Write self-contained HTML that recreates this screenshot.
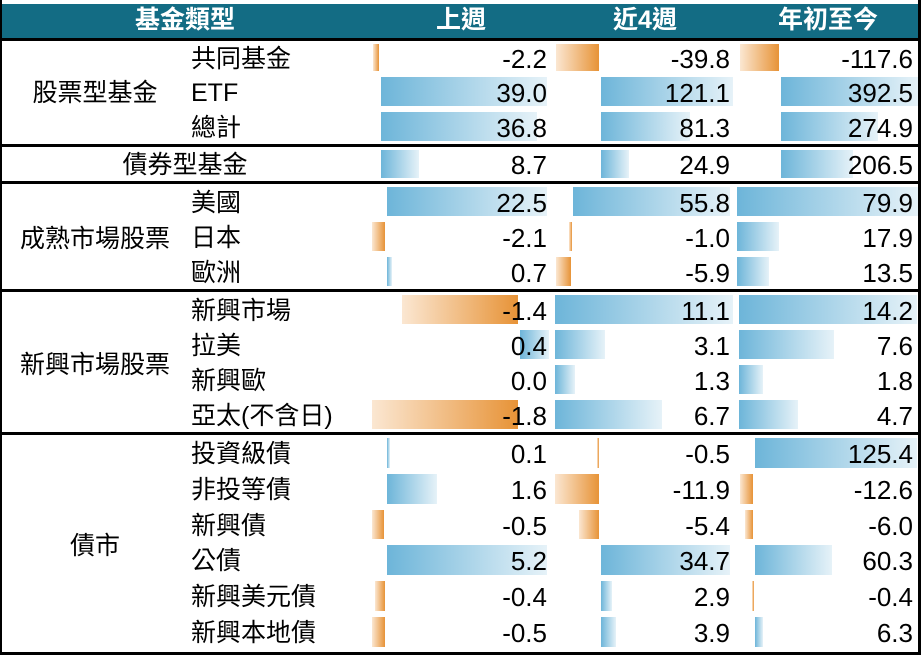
<!DOCTYPE html>
<html><head><meta charset="utf-8"><style>
body{margin:0;width:922px;height:655px;background:#fff;position:relative;overflow:hidden;font-family:"Liberation Sans","Noto Sans CJK TC",sans-serif;}
div{position:absolute;box-sizing:border-box;}
.t{font-size:25px;line-height:26px;color:#000;white-space:nowrap;}
.n{font-family:"Liberation Sans",sans-serif;font-size:26px;text-align:right;}
.h{color:#fff;font-weight:bold;font-size:25px;line-height:36px;top:0;text-align:center;}
.b{background:linear-gradient(to right,#6db5d9,#e6f2f8);}
.o{background:linear-gradient(to right,#fbe7d2,#e79337);}
</style></head><body>
<div style="left:0;top:0;width:921px;height:655px;border-left:2px solid #000;border-right:3px solid #000;border-bottom:3px solid #000"></div>
<div style="left:2px;top:4px;width:916px;height:34px;background:#136c84"></div>
<div class="h" style="left:85px;width:200px;top:2px">基金類型</div>
<div class="h" style="left:400px;width:122px;top:2px">上週</div>
<div class="h" style="left:585px;width:120px;top:2px">近4週</div>
<div class="h" style="left:765px;width:126px;top:2px">年初至今</div>
<div id="c"></div>
<script>
var rows=[
[41,33,"共同基金",["-2.2",373,379,1],["-39.8",556,599,1],["-117.6",740,779,1]],
[74,35,"ETF",["39.0",381,547,0],["121.1",601,733,0],["392.5",781,918,0]],
[109,35,"總計",["36.8",381,537,0],["81.3",601,690,0],["274.9",781,878,0]],
[147,34,"",["8.7",381,419,0],["24.9",601,629,0],["206.5",781,853,0]],
[184,35,"美國",["22.5",387,547,0],["55.8",573,730,0],["79.9",737,918,0]],
[219,35,"日本",["-2.1",372,385,1],["-1.0",569,572,1],["17.9",737,779,0]],
[254,35,"歐洲",["0.7",387,392,0],["-5.9",556,571,1],["13.5",737,769,0]],
[292,35,"新興市場",["-1.4",402,518,1],["11.1",555,733,0],["14.2",739,917,0]],
[327,35,"拉美",["0.4",520,549,0],["3.1",555,605,0],["7.6",739,834,0]],
[362,35,"新興歐",["0.0",0,0,0],["1.3",555,575,0],["1.8",739,763,0]],
[397,35,"亞太(不含日)",["-1.8",372,518,1],["6.7",555,662,0],["4.7",739,798,0]],
[435,36,"投資級債",["0.1",387,390,0],["-0.5",597,599,1],["125.4",755,917,0]],
[471,36,"非投等債",["1.6",387,437,0],["-11.9",555,599,1],["-12.6",740,753,1]],
[507,35,"新興債",["-0.5",372,384,1],["-5.4",579,599,1],["-6.0",745,753,1]],
[542,36,"公債",["5.2",387,547,0],["34.7",601,730,0],["60.3",755,832,0]],
[578,36,"新興美元債",["-0.4",375,385,1],["2.9",601,612,0],["-0.4",752,754,1]],
[614,36,"新興本地債",["-0.5",372,385,1],["3.9",601,616,0],["6.3",755,763,0]]];
var rx=[547,730,913],h="";
rows.forEach(function(r){
 var t=r[0],hh=r[1],y=Math.round(t+hh/2-12);
 if(r[2])h+='<div class="t" style="left:191px;top:'+y+'px">'+r[2]+'</div>';
 for(var i=0;i<3;i++){var c=r[3+i];
  if(c[2]>c[1])h+='<div class="'+(c[3]?'o':'b')+'" style="left:'+c[1]+'px;width:'+(c[2]-c[1])+'px;top:'+(t+3)+'px;height:'+(hh-6)+'px"></div>';
  h+='<div class="t n" style="left:'+(rx[i]-170)+'px;width:170px;top:'+y+'px">'+c[0]+'</div>';}
});
[[38,3],[144,3],[181,3],[289,3],[432,3]].forEach(function(l){h+='<div style="left:0;width:921px;top:'+l[0]+'px;height:'+l[1]+'px;background:#000"></div>';});
h+='<div class="t" style="left:0;width:190px;text-align:center;top:80px">股票型基金</div>';
h+='<div class="t" style="left:85px;width:200px;text-align:center;top:152px">債券型基金</div>';
h+='<div class="t" style="left:0;width:190px;text-align:center;top:226px">成熟市場股票</div>';
h+='<div class="t" style="left:0;width:190px;text-align:center;top:352px">新興市場股票</div>';
h+='<div class="t" style="left:0;width:190px;text-align:center;top:533px">債市</div>';
document.getElementById('c').innerHTML=h;
</script>
</body></html>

◇ ◇ ◇ ◇

▶ **What you need to do**
Go through the listing above and write it all out exactly, leaving out any picture.

▶ **Task solution**
Write self-contained HTML that recreates this screenshot.
<!DOCTYPE html>
<html><head><meta charset="utf-8"><style>
body{margin:0;width:922px;height:655px;background:#fff;position:relative;overflow:hidden;font-family:"Liberation Sans","Noto Sans CJK TC",sans-serif;}
div{position:absolute;box-sizing:border-box;}
.t{font-size:25px;line-height:26px;color:#000;white-space:nowrap;}
.n{font-family:"Liberation Sans",sans-serif;font-size:26px;text-align:right;}
.h{color:#fff;font-weight:bold;font-size:25px;line-height:36px;top:0;text-align:center;}
.b{background:linear-gradient(to right,#6db5d9,#e6f2f8);}
.o{background:linear-gradient(to right,#fbe7d2,#e79337);}
</style></head><body>
<div style="left:0;top:0;width:921px;height:655px;border-left:2px solid #000;border-right:3px solid #000;border-bottom:3px solid #000"></div>
<div style="left:2px;top:4px;width:916px;height:34px;background:#136c84"></div>
<div class="h" style="left:85px;width:200px;top:2px">基金類型</div>
<div class="h" style="left:400px;width:122px;top:2px">上週</div>
<div class="h" style="left:585px;width:120px;top:2px">近4週</div>
<div class="h" style="left:765px;width:126px;top:2px">年初至今</div>
<div id="c"></div>
<script>
var rows=[
[41,33,"共同基金",["-2.2",373,379,1],["-39.8",556,599,1],["-117.6",740,779,1]],
[74,35,"ETF",["39.0",381,547,0],["121.1",601,733,0],["392.5",781,918,0]],
[109,35,"總計",["36.8",381,537,0],["81.3",601,690,0],["274.9",781,878,0]],
[147,34,"",["8.7",381,419,0],["24.9",601,629,0],["206.5",781,853,0]],
[184,35,"美國",["22.5",387,547,0],["55.8",573,730,0],["79.9",737,918,0]],
[219,35,"日本",["-2.1",372,385,1],["-1.0",569,572,1],["17.9",737,779,0]],
[254,35,"歐洲",["0.7",387,392,0],["-5.9",556,571,1],["13.5",737,769,0]],
[292,35,"新興市場",["-1.4",402,518,1],["11.1",555,733,0],["14.2",739,917,0]],
[327,35,"拉美",["0.4",520,549,0],["3.1",555,605,0],["7.6",739,834,0]],
[362,35,"新興歐",["0.0",0,0,0],["1.3",555,575,0],["1.8",739,763,0]],
[397,35,"亞太(不含日)",["-1.8",372,518,1],["6.7",555,662,0],["4.7",739,798,0]],
[435,36,"投資級債",["0.1",387,390,0],["-0.5",597,599,1],["125.4",755,917,0]],
[471,36,"非投等債",["1.6",387,437,0],["-11.9",555,599,1],["-12.6",740,753,1]],
[507,35,"新興債",["-0.5",372,384,1],["-5.4",579,599,1],["-6.0",745,753,1]],
[542,36,"公債",["5.2",387,547,0],["34.7",601,730,0],["60.3",755,832,0]],
[578,36,"新興美元債",["-0.4",375,385,1],["2.9",601,612,0],["-0.4",752,754,1]],
[614,36,"新興本地債",["-0.5",372,385,1],["3.9",601,616,0],["6.3",755,763,0]]];
var rx=[547,730,913],h="";
rows.forEach(function(r){
 var t=r[0],hh=r[1],y=Math.round(t+hh/2-12);
 if(r[2])h+='<div class="t" style="left:191px;top:'+y+'px">'+r[2]+'</div>';
 for(var i=0;i<3;i++){var c=r[3+i];
  if(c[2]>c[1])h+='<div class="'+(c[3]?'o':'b')+'" style="left:'+c[1]+'px;width:'+(c[2]-c[1])+'px;top:'+(t+3)+'px;height:'+(hh-6)+'px"></div>';
  h+='<div class="t n" style="left:'+(rx[i]-170)+'px;width:170px;top:'+y+'px">'+c[0]+'</div>';}
});
[[38,3],[144,3],[181,3],[289,3],[432,3]].forEach(function(l){h+='<div style="left:0;width:921px;top:'+l[0]+'px;height:'+l[1]+'px;background:#000"></div>';});
h+='<div class="t" style="left:0;width:190px;text-align:center;top:80px">股票型基金</div>';
h+='<div class="t" style="left:85px;width:200px;text-align:center;top:152px">債券型基金</div>';
h+='<div class="t" style="left:0;width:190px;text-align:center;top:226px">成熟市場股票</div>';
h+='<div class="t" style="left:0;width:190px;text-align:center;top:352px">新興市場股票</div>';
h+='<div class="t" style="left:0;width:190px;text-align:center;top:533px">債市</div>';
document.getElementById('c').innerHTML=h;
</script>
</body></html>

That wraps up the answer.